Certes, on imagine mal le CTRI revenir sur ses pas ou se dire. On ne le pas voit exercer un droit d’inventaire sur lui-même. N’empêche, il a intérêt à se réapproprier les valeurs et principes énoncés par ses soins, notamment la loyauté, la probité, la justice, le mérite, le sens de la responsabilité et de la redevabilité… Il gagnerait aussi à réfléchir à la suite à donner à son alliance tactique avec certaines forces sociales, singulièrement les membres de la plate-forme Alternance 2023 et les organisations de la société civile libre. Pour ainsi dire, il doit s’imposer un examen de conscience. S’il pourrait avoir un effet cathartique, un tel exercice éviterait bien des déconvenues.
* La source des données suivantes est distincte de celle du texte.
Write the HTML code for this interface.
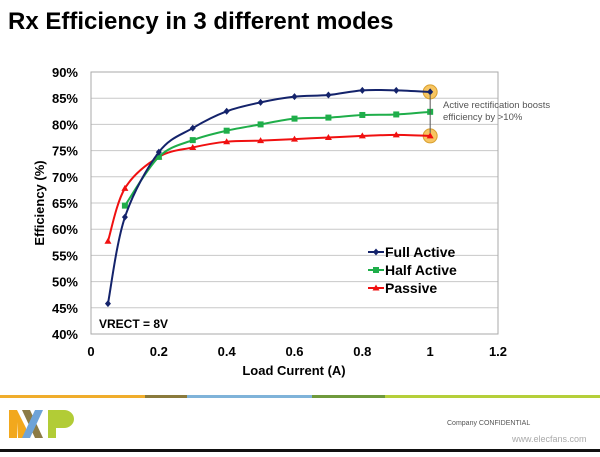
<!DOCTYPE html>
<html><head><meta charset="utf-8"><style>
body{margin:0;width:600px;height:452px;background:#fff;overflow:hidden;font-family:"Liberation Sans",Arial,sans-serif;}
</style></head><body>
<svg width="600" height="452" xmlns="http://www.w3.org/2000/svg">
<text x="8" y="29" font-size="24" font-weight="bold" fill="#000">Rx Efficiency in 3 different modes</text>
<g id="plot"></g>
<g>
<rect x="0" y="395" width="145" height="3" fill="#f0ad2c"/>
<rect x="145" y="395" width="42" height="3" fill="#8a7a3c"/>
<rect x="187" y="395" width="125" height="3" fill="#7fb3d9"/>
<rect x="312" y="395" width="73" height="3" fill="#6f9a3c"/>
<rect x="385" y="395" width="215" height="3" fill="#b5cf3a"/>
</g>
<g>
<polygon points="9,410 17,410 26,428 26,438 18,438 17,422 17,438 9,438" fill="#f2a81d"/>
<polygon points="22,410 30,410 43,438 35,438" fill="#8c7b45"/>
<polygon points="35,410 43,410 30,438 22,438" fill="#6ea3d8"/>
<path d="M48,410 h16 a10,9 0 0 1 0,18 h-8 v10 h-8z" fill="#b2cc36"/>
</g>
<text x="447" y="425" font-size="7" fill="#555">Company CONFIDENTIAL</text>
<text x="512" y="442" font-size="9" fill="#aaa">www.elecfans.com</text>
<rect x="0" y="449" width="600" height="3" fill="#111"/>
</svg>
<script>
const xFull=[0.05,0.1,0.2,0.3,0.4,0.5,0.6,0.7,0.8,0.9,1.0];
const yFull=[45.8,62.3,74.7,79.3,82.5,84.2,85.3,85.6,86.5,86.5,86.2];
const xHalf=[0.1,0.2,0.3,0.4,0.5,0.6,0.7,0.8,0.9,1.0];
const yHalf=[64.5,73.8,77.0,78.8,80.0,81.1,81.3,81.8,81.9,82.4];
const xPass=[0.05,0.1,0.2,0.3,0.4,0.5,0.6,0.7,0.8,0.9,1.0];
const yPass=[57.7,67.8,73.8,75.6,76.7,76.9,77.2,77.5,77.8,78.0,77.8];
const xTicks=["0","0.2","0.4","0.6","0.8","1","1.2"];
const yTicks=["40%","45%","50%","55%","60%","65%","70%","75%","80%","85%","90%"];
const NS="http://www.w3.org/2000/svg";
const g=document.getElementById('plot');
const L=91,R=498,T=72,B=334;
const sx=v=>L+(v/1.2)*(R-L);
const sy=v=>B-(v-40)/50*(B-T);
function el(t,a,p){const e=document.createElementNS(NS,t);for(const k in a)e.setAttribute(k,a[k]);(p||g).appendChild(e);return e;}
for(let i=1;i<yTicks.length;i++){
 const l=el('line',{x1:L,x2:R,y1:sy(40+i*5),y2:sy(40+i*5),stroke:'#c8c8c8','stroke-width':1});
 
 
}
const fr=el('rect',{x:L,y:T,width:R-L,height:B-T,fill:'none',stroke:'#aaa','stroke-width':1});


yTicks.forEach((t,i)=>{
 const e=el('text',{x:L-13,y:sy(40+i*5)+5,'font-size':13,'font-weight':'bold','text-anchor':'end'});e.textContent=t;
 
 
});
xTicks.forEach((t,i)=>{
 const e=el('text',{x:sx(i*0.2),y:B+22,'font-size':13,'font-weight':'bold','text-anchor':'middle'});e.textContent=t;
 
 
});
const xt=el('text',{x:294,y:375,'font-size':13,'font-weight':'bold','text-anchor':'middle'});xt.textContent='Load Current (A)';


const yt=el('text',{x:0,y:0,'font-size':13,'font-weight':'bold','text-anchor':'middle',transform:'translate(44,203) rotate(-90)'});yt.textContent='Efficiency (%)';


const vr=el('text',{x:99,y:328,'font-size':12,'font-weight':'bold'});vr.textContent='VRECT = 8V';


function path(xs,ys){
 const p=xs.map((x,i)=>[sx(x),sy(ys[i])]);
 let d='M'+p[0][0]+','+p[0][1];
 for(let i=0;i<p.length-1;i++){
  const p0=p[i-1]||p[i],p1=p[i],p2=p[i+1],p3=p[i+2]||p2;
  const c1=[p1[0]+(p2[0]-p0[0])/6,p1[1]+(p2[1]-p0[1])/6];
  const c2=[p2[0]-(p3[0]-p1[0])/6,p2[1]-(p3[1]-p1[1])/6];
  d+=' C'+c1+' '+c2+' '+p2;
 }
 return d;
}
[86.2,77.8].forEach(v=>{
 const c=el('circle',{cx:sx(1),cy:sy(v),r:7,fill:'#f7c561',stroke:'#d9a030','stroke-width':1});
 
 
});
function series(xs,ys,color,shape,name){
 const s=el('path',{d:path(xs,ys),fill:'none',stroke:color,'stroke-width':2});
 
 
 xs.forEach((x,i)=>{
  const cx=sx(x),cy=sy(ys[i]);let m;
  if(shape==='d')m=el('polygon',{points:`${cx},${cy-3.5} ${cx+3},${cy} ${cx},${cy+3.5} ${cx-3},${cy}`,fill:color});
  else if(shape==='s')m=el('rect',{x:cx-3,y:cy-3,width:6,height:6,fill:color});
  else m=el('polygon',{points:`${cx},${cy-3.5} ${cx+3.5},${cy+2.5} ${cx-3.5},${cy+2.5}`,fill:color});
  
  
 });
}
series(xPass,yPass,'#f01010','t','passive');
series(xHalf,yHalf,'#1fae4a','s','half-active');
series(xFull,yFull,'#14236b','d','full-active');
const ar=el('line',{x1:sx(1),x2:sx(1),y1:sy(86.2)+2,y2:sy(77.8)-3,stroke:'#555','stroke-width':1});


const an=el('text',{x:443,y:108,'font-size':9.5,fill:'#555'});


an.innerHTML='<tspan x="443">Active rectification boosts</tspan><tspan x="443" dy="12">efficiency by &gt;10%</tspan>';
const leg=[['Full Active','#14236b','d'],['Half Active','#1fae4a','s'],['Passive','#f01010','t']];
leg.forEach((l,i)=>{
 const y=252+i*18;
 const ln=el('line',{x1:368,x2:384,y1:y,y2:y,stroke:l[1],'stroke-width':2});
 
 
 let m;
 if(l[2]==='d')m=el('polygon',{points:`376,${y-3.5} 379,${y} 376,${y+3.5} 373,${y}`,fill:l[1]});
 else if(l[2]==='s')m=el('rect',{x:373,y:y-3,width:6,height:6,fill:l[1]});
 else m=el('polygon',{points:`376,${y-3.5} 379.5,${y+2.5} 372.5,${y+2.5}`,fill:l[1]});
 
 
 const t=el('text',{x:385,y:y+5,'font-size':14,'font-weight':'bold'});t.textContent=l[0];
 
 
});
</script>
</body></html>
Lancée il y a six mois seulement, la Transition semble déjà à la croisée des chemins.

 

 
GR
 

1 Commentaire

  1. Mezzah dit :

    Si cette transition échoue, le PR de la transition en assumera l’entière responsabilité et l’histoire retiendra qu’il n’a été qu’un petit homme à la solde du PDG à qui il doit non seulement sa carrière militaire mais aussi tous ses nombreux biens immobiliers, matériels et financiers.
    Je rappelle que la prise du pouvoir a été justifiée par la gestion calamiteuse du pays, les détails tout le monde les connait je ne vais pas m’y attarder. Le peuple a dit « chassons le PDG ». Le PR a sillonné la sous-région et au-delà pour expliquer les raisons de la prise du pouvoir et demander la levée des sanctions, mais de l’extérieur on commence à se rendre bien compte que ce n’est que du pur mensonge. Comment espérer la levée des sanctions dans ce cas?
    La grogne du peuple se fait sentir et seuls le PR de la transition et les gens qui l’entourent ne sentent pas les bruissements de ce vent qui se soulève dans la population et à travers les réseaux sociaux (contestation de l’honorariat de 3M, reconduction à des postes clé des anciens du PDG, règles d’attribution des bourses insensées, réclamation des bourses à l’UOB, prêt de l’avion présidentiel au frère du PR de la transition, nomination des conjoints des ministres et des parents du PR de la transition aux postes clé, appels à la candidature du PR de la transition à la prochaine élection….la liste est longue). Le nombre de personnes qui accordent maintenant du crédit aux propos de A2O au sujet de la révolution du palais a augmenté de façon exponentielle, vous ne pouvez pas rester insensible à cela.
    Monsieur le PR de la transition nous vous interpelons parce que nous aimons notre pays et nous voudrions que les jours qui viennent ne soient pas sombres pour ce bien commun que nous avons. Tout le monde vous observe et malheureusement nous voyons que le chemin que vous empruntez n’est pas bon, il faut se le dire. Les institutions fortes que nous attendons ne sont pas en cours de construction, ce que nous voyons c’est la promotion du culte de la personnalité.
    Rectifiez le tire, il est encore temps. Vos conseillers (PDGistes) de l’ombre vous abandonneront quand le bateau prendra de l’eau, soyez en certain. C’est ce qui est arrivé à Moussa Dadis Camara, et c’était hier.